Perl scripts
These are Perl scripts that I find useful when trying to import text files
into Access, or discover why they won't import. The links are directly to the
.pl files: right-click and download to your computer. Perl itself can be
downloaded free from www.activeperl.com.
- CountDelims.pl
- This script reports on the number of commas, tabs or other delimiters in
each row of a text file. It's useful for identifying which rows won't import
and why.
- CSVTab.pl
- This script converts a CSV file with "..." text delimiters (otherwise
known as a comma-delimited file with "..." text qualifiers) to a
tab-delimited file without delimiters.
- FillInCSVNulls.pl
- Takes a csv file in which fields may contain null (empty) values. For
each null
value, substitutes the last non-null value in that field. E.g.
ABC,FGD,123,TEST
,,124,TEST
,,125,TEST2
FGD,HJY,123,DATA
HJY,YUI,458,DATA2
,,852,DATA
converts to
ABC,FGD,123,TEST
ABC,FGD,124,TEST
ABC,FGD,125,TEST2
FGD,HJY,123,DATA
HJY,YUI,458,DATA2
HJY,YUI,852,DATA
- Interleave.pl
- This interleaves alternate lines from two text files (line 1 from file
1, line 1 from file 2, line 2 from file 1 and so on).

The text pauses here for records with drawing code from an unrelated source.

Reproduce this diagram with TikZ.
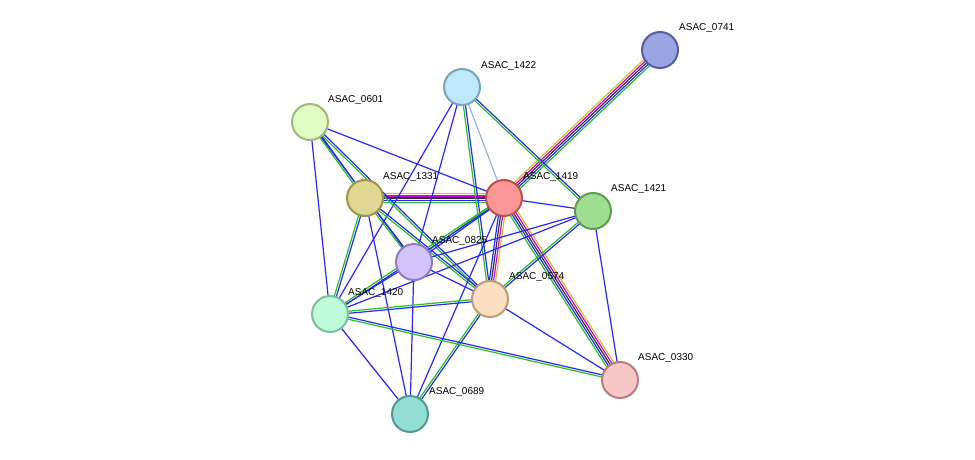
\documentclass[tikz,border=0pt]{standalone}
\usepackage{fontspec}
\setmainfont{Liberation Sans}
\usetikzlibrary{calc}
\definecolor{eblue}{RGB}{40,40,240}
\definecolor{egreen}{RGB}{40,190,40}
\definecolor{eyel}{RGB}{200,200,40}
\definecolor{emag}{RGB}{210,0,210}
\definecolor{eblk}{RGB}{50,50,50}
\definecolor{elblue}{RGB}{160,170,240}
% one STRING edge, n parallel colours
\newcommand\stredge[4]{%
  \foreach \c [count=\i] in {#4} {
    \pgfmathsetmacro\off{(\i-(#3+1)/2)*2.1}
    \draw[\c, line width=1.2pt] ($(#1)!\off pt!90:(#2)$) -- ($(#2)!\off pt!-90:(#1)$);
  }}
\begin{document}
\begin{tikzpicture}[x=1pt,y=-1pt]
	\tikzset{prot/.style = {shape=circle, draw, line width=2pt, minimum size=36pt, inner sep=0pt},
	         lbl/.style = {anchor=south west, inner sep=0pt, font=\fontsize{10}{11}\selectfont}}
	\useasboundingbox (0,0) rectangle (975,460);

	\coordinate (p0741) at (660,50);
	\coordinate (p1422) at (462,87);
	\coordinate (p0601) at (310,122);
	\coordinate (p1331) at (365,198);
	\coordinate (p1419) at (504,198);
	\coordinate (p1421) at (593,211);
	\coordinate (p0825) at (414,262);
	\coordinate (p0574) at (490,299);
	\coordinate (p1420) at (330,314);
	\coordinate (p0330) at (620,380);
	\coordinate (p0689) at (410,414);

	\stredge{p1419}{p0741}{5}{egreen,eblue,eblk,emag,eyel}
	\stredge{p1331}{p1419}{5}{egreen,eblue,eblk,emag,eyel}
	\stredge{p1419}{p0330}{5}{egreen,eblue,eblk,emag,eyel}
	\stredge{p1419}{p0574}{4}{eblue,eblk,emag,eyel}
	\stredge{p1422}{p1421}{2}{egreen,eblue}
	\stredge{p1422}{p1419}{1}{elblue}
	\stredge{p1422}{p0574}{2}{egreen,eblue}
	\stredge{p1422}{p0825}{1}{eblue}
	\stredge{p1422}{p1420}{1}{eblue}
	\stredge{p0601}{p1419}{1}{eblue}
	\stredge{p0601}{p1331}{2}{egreen,eblue}
	\stredge{p0601}{p0825}{1}{eblue}
	\stredge{p0601}{p0574}{2}{egreen,eblue}
	\stredge{p0601}{p1420}{1}{eblue}
	\stredge{p1331}{p1420}{2}{egreen,eblue}
	\stredge{p1331}{p0825}{2}{egreen,eblue}
	\stredge{p1331}{p0574}{2}{egreen,eblue}
	\stredge{p1331}{p0689}{1}{eblue}
	\stredge{p1419}{p1421}{1}{eblue}
	\stredge{p1419}{p0825}{2}{egreen,eblue}
	\stredge{p1419}{p1420}{2}{egreen,eblue}
	\stredge{p1419}{p0689}{1}{eblue}
	\stredge{p1421}{p0825}{1}{eblue}
	\stredge{p1421}{p1420}{1}{eblue}
	\stredge{p1421}{p0574}{2}{egreen,eblue}
	\stredge{p1421}{p0330}{1}{eblue}
	\stredge{p0825}{p0689}{1}{eblue}
	\stredge{p0825}{p0574}{1}{eblue}
	\stredge{p0825}{p1420}{1}{eblue}
	\stredge{p0574}{p1420}{2}{egreen,eblue}
	\stredge{p0574}{p0689}{2}{egreen,eblue}
	\stredge{p0574}{p0330}{1}{eblue}
	\stredge{p1420}{p0330}{2}{egreen,eblue}
	\stredge{p1420}{p0689}{1}{eblue}

	\node[prot, draw={rgb,255:red,85;green,95;blue,160}, fill={rgb,255:red,155;green,165;blue,228}] (n0741) at (p0741) {};
	\node[prot, draw={rgb,255:red,120;green,165;blue,190}, fill={rgb,255:red,190;green,232;blue,252}] (n1422) at (p1422) {};
	\node[prot, draw={rgb,255:red,160;green,185;blue,120}, fill={rgb,255:red,225;green,252;blue,195}] (n0601) at (p0601) {};
	\node[prot, draw={rgb,255:red,160;green,150;blue,70}, fill={rgb,255:red,222;green,216;blue,148}] (n1331) at (p1331) {};
	\node[prot, draw={rgb,255:red,190;green,80;blue,80}, fill={rgb,255:red,252;green,150;blue,150}] (n1419) at (p1419) {};
	\node[prot, draw={rgb,255:red,95;green,155;blue,85}, fill={rgb,255:red,158;green,222;blue,145}] (n1421) at (p1421) {};
	\node[prot, draw={rgb,255:red,145;green,125;blue,190}, fill={rgb,255:red,210;green,195;blue,250}] (n0825) at (p0825) {};
	\node[prot, draw={rgb,255:red,190;green,155;blue,120}, fill={rgb,255:red,252;green,222;blue,192}] (n0574) at (p0574) {};
	\node[prot, draw={rgb,255:red,125;green,190;blue,155}, fill={rgb,255:red,190;green,252;blue,218}] (n1420) at (p1420) {};
	\node[prot, draw={rgb,255:red,190;green,125;blue,125}, fill={rgb,255:red,248;green,200;blue,200}] (n0330) at (p0330) {};
	\node[prot, draw={rgb,255:red,80;green,155;blue,145}, fill={rgb,255:red,148;green,222;blue,212}] (n0689) at (p0689) {};

	\node[lbl] (l0741) at (679,33) {ASAC\_0741};
	\node[lbl] (l1422) at (481,71) {ASAC\_1422};
	\node[lbl] (l0601) at (328,105) {ASAC\_0601};
	\node[lbl] (l1331) at (383,182) {ASAC\_1331};
	\node[lbl] (l1419) at (523,182) {ASAC\_1419};
	\node[lbl] (l1421) at (611,194) {ASAC\_1421};
	\node[lbl] (l0825) at (432,246) {ASAC\_0825};
	\node[lbl] (l0574) at (509,282) {ASAC\_0574};
	\node[lbl] (l1420) at (348,298) {ASAC\_1420};
	\node[lbl] (l0330) at (638,363) {ASAC\_0330};
	\node[lbl] (l0689) at (429,397) {ASAC\_0689};
\end{tikzpicture}
\end{document}
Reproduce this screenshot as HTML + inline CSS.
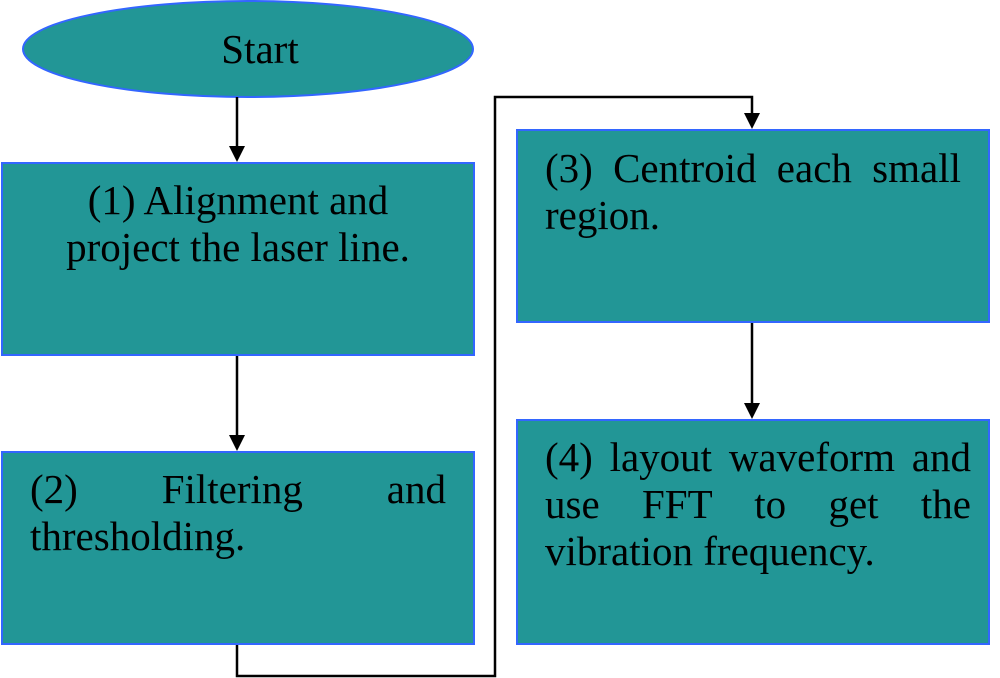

Easily modified to
control what happens when one file is shorter than the other.
- TaggedLineToDelim.pl
- This script takes a text file like this, with each line containing a
field name and value:
FieldName1: Value
FieldName2: Value
...
FieldNameN: Value
blank line(s) between records-
FieldName1: Value
...
and converts it into a standard CSV file with field names in the first
row. You can specify which character(s) separate the field names from the
values.
- Blank lines are treated as record separators. Provided each non-blank line
fits the “field name: value” pattern, it doesn't matter if fields
within a record are out of order or missing. Commas and quotes in the field
values are correctly handled (at least in Windows terms).
- Prn-Tab.pl
- This script takes a text file like this, with each record containing the
same fields in the same order:
FieldName1: Value
FieldName2: Value
...
FieldNameN: Value (no blank line needed
between records)
FieldName1: Value
...
FieldNameN: Value
...
and converts it into a tab-delimited file with field names in the first
line.
Blank lines between fields or records are ignored. Field name and value must
be separated by a colon followed by white space (modify the script to use a
different separator). The field values may contain
colons but must not contain newlines. Fields may be empty, but every record
must contain the same fields in the same order (by contrast TaggedLineToDelim.pl
can handle missing and out-of-order fields, but requires a blank line
between records). .
- TopAndTail.pl
- This script removes a specified number of lines from beginning and/or
end of a text file.
- txtnrm.pl
- This is more of a program than a script, designed to overcome Access's
inability to import a text file with more than 255 fields. It transforms a
"wide" text file - with hundreds or thousands of fields, fixed width or
delimited - into a tall, narrow one with just three fields:
- KEY
- This is either a field that uniquely identifies each row in the
original file, or an automatically-generated line number.
- FIELD
- This identifies the field in the original file
- VALUE
- This of course is the value of that field in that record in the
original file.
-
You can then link an Access table to this new file, and use append
queries to import the data into properly normalised Access tables.